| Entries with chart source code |
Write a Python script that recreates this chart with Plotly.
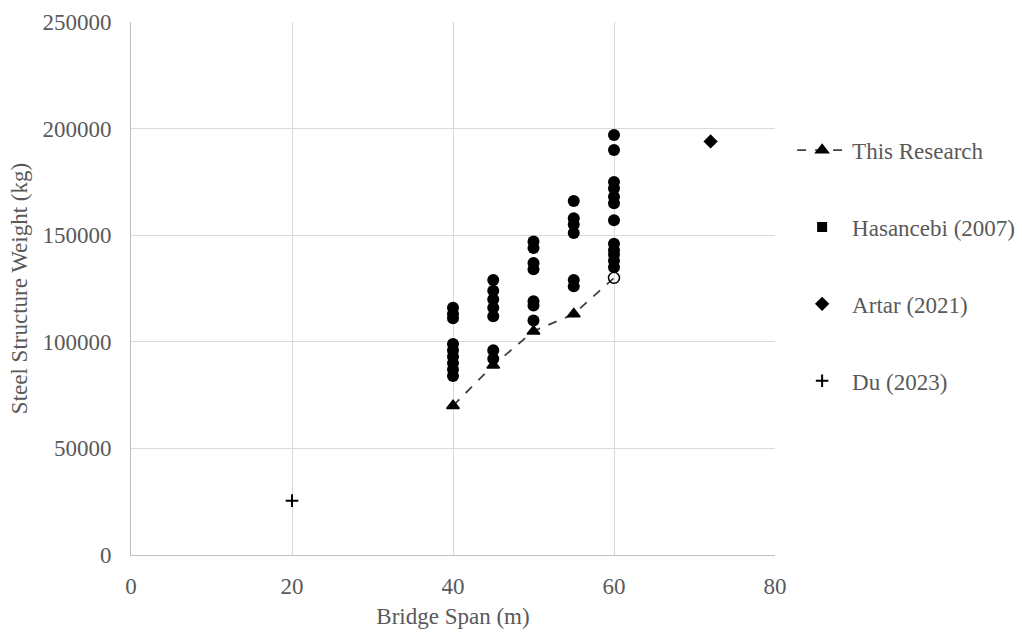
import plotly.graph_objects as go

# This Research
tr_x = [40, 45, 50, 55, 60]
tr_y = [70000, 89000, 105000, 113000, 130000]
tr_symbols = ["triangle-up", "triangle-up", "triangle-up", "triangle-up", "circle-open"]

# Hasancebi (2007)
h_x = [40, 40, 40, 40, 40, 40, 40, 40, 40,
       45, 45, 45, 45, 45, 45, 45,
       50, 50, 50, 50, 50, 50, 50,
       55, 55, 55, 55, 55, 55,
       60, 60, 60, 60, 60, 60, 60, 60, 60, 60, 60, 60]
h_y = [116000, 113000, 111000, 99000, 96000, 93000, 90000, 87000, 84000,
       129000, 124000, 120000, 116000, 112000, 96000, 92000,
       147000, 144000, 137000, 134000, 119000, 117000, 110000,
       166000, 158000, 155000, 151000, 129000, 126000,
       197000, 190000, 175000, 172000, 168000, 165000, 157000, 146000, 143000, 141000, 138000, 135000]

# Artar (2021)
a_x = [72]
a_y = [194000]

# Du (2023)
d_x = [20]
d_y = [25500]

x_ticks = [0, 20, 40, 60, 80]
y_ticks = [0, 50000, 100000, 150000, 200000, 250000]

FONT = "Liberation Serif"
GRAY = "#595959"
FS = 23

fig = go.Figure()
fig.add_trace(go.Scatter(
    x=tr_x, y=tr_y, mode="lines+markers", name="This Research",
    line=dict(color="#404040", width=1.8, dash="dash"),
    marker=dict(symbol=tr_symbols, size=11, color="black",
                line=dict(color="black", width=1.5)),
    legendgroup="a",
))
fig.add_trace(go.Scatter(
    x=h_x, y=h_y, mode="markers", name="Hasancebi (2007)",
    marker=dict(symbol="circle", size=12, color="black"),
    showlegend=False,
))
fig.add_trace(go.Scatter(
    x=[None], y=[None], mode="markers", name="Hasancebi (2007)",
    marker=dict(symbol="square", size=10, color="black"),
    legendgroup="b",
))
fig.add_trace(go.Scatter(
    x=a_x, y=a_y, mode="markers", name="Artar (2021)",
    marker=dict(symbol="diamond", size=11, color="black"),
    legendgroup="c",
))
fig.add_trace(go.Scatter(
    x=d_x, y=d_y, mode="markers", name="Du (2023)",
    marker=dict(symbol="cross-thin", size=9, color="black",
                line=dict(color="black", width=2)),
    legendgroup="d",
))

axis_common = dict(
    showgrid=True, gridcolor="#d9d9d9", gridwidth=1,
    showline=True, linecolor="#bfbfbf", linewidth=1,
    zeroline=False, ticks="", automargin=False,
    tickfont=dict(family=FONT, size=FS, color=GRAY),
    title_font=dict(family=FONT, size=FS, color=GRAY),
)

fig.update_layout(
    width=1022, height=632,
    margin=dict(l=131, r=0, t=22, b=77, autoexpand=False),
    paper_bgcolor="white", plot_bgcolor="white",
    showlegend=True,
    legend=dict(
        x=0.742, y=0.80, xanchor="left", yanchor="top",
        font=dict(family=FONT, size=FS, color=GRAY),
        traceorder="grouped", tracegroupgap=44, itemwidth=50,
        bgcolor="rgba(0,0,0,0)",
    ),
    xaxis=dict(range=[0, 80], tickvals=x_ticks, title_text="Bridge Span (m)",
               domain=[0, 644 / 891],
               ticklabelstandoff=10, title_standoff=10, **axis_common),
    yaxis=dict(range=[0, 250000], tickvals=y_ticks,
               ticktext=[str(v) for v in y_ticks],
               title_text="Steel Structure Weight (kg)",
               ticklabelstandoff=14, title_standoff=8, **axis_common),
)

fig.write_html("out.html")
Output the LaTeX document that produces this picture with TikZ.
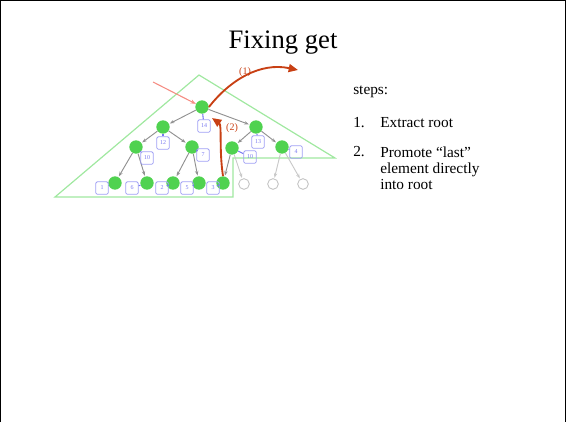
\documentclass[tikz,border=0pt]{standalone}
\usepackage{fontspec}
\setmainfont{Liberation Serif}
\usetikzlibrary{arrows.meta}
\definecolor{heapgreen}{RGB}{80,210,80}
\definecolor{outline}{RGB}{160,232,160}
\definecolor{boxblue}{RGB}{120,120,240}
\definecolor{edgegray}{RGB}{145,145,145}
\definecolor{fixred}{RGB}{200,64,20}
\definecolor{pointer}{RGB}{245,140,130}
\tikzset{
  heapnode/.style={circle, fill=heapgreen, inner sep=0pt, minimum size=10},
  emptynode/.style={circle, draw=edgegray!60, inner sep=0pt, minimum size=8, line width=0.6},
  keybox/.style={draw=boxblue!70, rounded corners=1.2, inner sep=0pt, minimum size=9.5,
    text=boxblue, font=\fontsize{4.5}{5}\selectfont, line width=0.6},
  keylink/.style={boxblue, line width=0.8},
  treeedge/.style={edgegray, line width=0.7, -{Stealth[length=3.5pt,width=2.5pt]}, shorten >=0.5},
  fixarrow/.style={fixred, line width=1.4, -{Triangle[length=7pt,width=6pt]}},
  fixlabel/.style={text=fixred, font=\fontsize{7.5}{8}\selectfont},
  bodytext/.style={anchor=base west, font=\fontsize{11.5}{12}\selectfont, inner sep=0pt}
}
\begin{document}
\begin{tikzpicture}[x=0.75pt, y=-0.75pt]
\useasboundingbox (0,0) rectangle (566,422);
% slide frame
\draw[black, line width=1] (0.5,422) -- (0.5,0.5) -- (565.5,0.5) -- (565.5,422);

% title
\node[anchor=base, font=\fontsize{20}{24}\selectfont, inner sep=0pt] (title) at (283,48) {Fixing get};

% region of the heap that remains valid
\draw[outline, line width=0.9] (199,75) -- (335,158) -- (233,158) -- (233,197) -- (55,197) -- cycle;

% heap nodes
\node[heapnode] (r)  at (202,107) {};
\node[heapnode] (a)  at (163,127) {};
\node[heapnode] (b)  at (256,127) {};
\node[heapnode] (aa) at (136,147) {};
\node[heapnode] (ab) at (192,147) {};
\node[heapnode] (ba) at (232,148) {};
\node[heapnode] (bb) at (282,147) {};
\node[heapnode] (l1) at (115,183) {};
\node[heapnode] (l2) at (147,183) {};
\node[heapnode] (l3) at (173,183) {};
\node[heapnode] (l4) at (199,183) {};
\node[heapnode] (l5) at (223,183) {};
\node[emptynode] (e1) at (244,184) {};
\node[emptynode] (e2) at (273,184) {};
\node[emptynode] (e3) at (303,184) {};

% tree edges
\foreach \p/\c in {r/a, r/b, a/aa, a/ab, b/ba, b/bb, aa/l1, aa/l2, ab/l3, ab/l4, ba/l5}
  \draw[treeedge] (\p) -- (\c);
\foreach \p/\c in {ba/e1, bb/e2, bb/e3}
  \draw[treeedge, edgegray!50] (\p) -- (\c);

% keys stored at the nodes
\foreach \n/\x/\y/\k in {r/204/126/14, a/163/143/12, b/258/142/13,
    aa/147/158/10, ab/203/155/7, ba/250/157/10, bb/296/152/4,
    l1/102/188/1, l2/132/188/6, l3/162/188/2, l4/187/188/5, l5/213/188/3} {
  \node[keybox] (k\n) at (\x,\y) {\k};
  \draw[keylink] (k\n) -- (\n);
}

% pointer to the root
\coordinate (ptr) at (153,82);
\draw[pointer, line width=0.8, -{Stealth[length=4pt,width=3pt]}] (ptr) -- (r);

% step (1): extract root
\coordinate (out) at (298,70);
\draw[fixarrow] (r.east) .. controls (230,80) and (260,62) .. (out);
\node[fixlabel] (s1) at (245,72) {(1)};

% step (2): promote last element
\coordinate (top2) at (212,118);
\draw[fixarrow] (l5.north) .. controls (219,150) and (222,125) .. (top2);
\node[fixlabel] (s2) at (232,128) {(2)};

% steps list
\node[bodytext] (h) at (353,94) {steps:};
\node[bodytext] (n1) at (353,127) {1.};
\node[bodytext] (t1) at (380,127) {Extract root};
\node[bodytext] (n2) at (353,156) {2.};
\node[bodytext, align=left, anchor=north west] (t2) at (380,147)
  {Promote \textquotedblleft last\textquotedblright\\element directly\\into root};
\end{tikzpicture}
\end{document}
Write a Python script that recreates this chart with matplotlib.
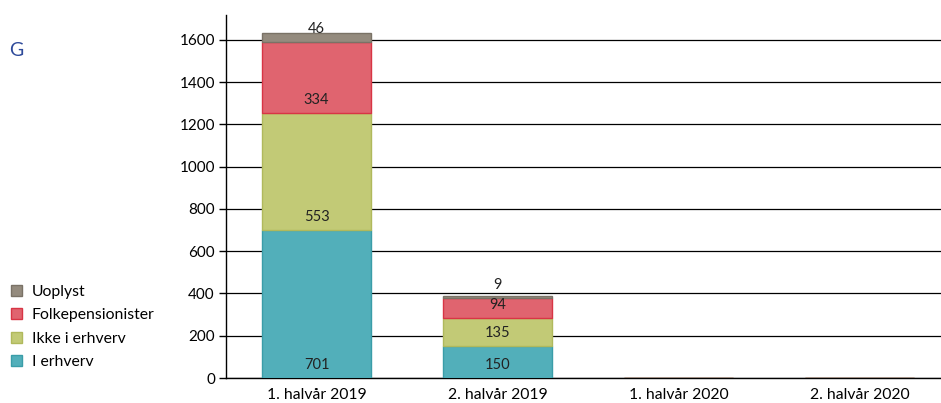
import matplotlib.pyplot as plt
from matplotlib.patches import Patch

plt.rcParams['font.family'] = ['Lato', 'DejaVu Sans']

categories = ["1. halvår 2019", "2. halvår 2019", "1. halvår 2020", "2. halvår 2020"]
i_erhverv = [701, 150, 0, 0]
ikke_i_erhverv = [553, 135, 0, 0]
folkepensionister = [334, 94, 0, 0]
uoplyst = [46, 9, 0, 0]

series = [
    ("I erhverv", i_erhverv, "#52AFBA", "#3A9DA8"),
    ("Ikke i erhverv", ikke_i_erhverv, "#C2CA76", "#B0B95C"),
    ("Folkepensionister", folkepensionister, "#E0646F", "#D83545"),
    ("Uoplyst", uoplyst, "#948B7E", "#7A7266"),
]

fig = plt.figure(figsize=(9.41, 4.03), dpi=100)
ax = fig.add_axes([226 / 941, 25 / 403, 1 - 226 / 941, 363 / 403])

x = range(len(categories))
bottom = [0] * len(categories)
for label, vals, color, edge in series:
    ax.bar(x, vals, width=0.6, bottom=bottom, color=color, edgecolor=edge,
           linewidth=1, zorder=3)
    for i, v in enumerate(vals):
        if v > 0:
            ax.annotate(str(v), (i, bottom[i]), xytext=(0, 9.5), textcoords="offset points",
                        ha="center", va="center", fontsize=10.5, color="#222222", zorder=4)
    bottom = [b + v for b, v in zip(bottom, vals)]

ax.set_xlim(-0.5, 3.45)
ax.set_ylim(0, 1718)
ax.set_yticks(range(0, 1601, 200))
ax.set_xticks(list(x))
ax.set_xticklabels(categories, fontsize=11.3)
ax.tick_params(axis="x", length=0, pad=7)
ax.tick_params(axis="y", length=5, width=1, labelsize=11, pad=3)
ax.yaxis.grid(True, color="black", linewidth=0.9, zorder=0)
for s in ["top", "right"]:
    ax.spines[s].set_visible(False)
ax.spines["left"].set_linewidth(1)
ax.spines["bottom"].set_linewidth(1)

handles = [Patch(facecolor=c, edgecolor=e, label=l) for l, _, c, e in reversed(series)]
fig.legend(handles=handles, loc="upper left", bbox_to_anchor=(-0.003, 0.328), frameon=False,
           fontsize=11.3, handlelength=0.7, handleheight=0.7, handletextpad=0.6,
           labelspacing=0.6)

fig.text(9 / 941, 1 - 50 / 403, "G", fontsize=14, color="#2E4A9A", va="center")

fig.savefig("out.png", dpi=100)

| Direction |
Copy word for word only the lines above from the one with "Write a Python script that recreates this chart with matplotlib." through the one with "plt.rcParams['font.family'] = ['Lato', 'DejaVu". Leave pictures out.

| Result of this task |
Write a Python script that recreates this chart with matplotlib.
import matplotlib.pyplot as plt
from matplotlib.patches import Patch

plt.rcParams['font.family'] = ['Lato', 'DejaVu Sans']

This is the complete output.